PEKKA JYRÄNKÖ (1933–1995)

Defender of trees and parks

Pekka Jyränkö, born in Helsinki, was trained at the horticultural institute at Lepaa. He joined the Parks Department in 1959 and served as City Gardener from 1975 until his death in 1995. Unlike his predecessors, Jyränkö did not design any parks himself; rather, he developed the city's parks in many ways at the same time.

Jyränkö had a wide-ranging interest in plants and their uses. He was particularly fond of trees, and during his period in the post a large amount of street trees were planted, the production of large Finnish trees was promoted and Tree Radar was developed. Jyränkö also advocated plant surveys and breeding, such as the KESKAS research of hardy plants, a survey of Helsinki's poplar trees and exploiting the plant experiments undertaken by his predecessor, Bengt Schalin.

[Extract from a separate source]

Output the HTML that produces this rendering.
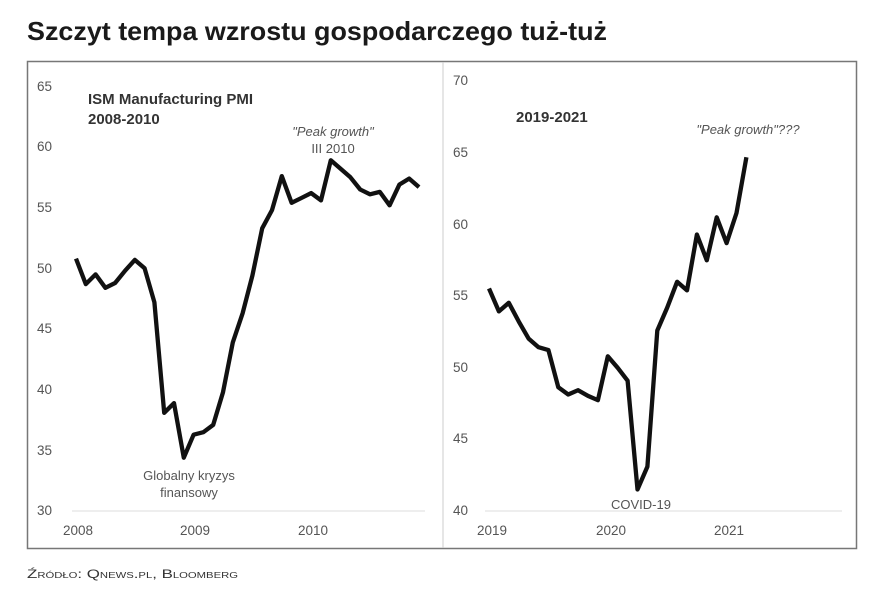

Pekka Jyränkö gave lectures, improved contacts with residents, and played an active part in horticultural organisations. Under his leadership, the Helsinki Parks Department participated successfully in international garden exhibitions. In 1990, the honorary title of Gardening Counsellor was bestowed upon Jyränkö. He was the widely recognised head of the Parks Department, the City Gardener with strong personality. The final years of his successful career were overshadowed by the future of the Parks Department and the status of urban green areas in general.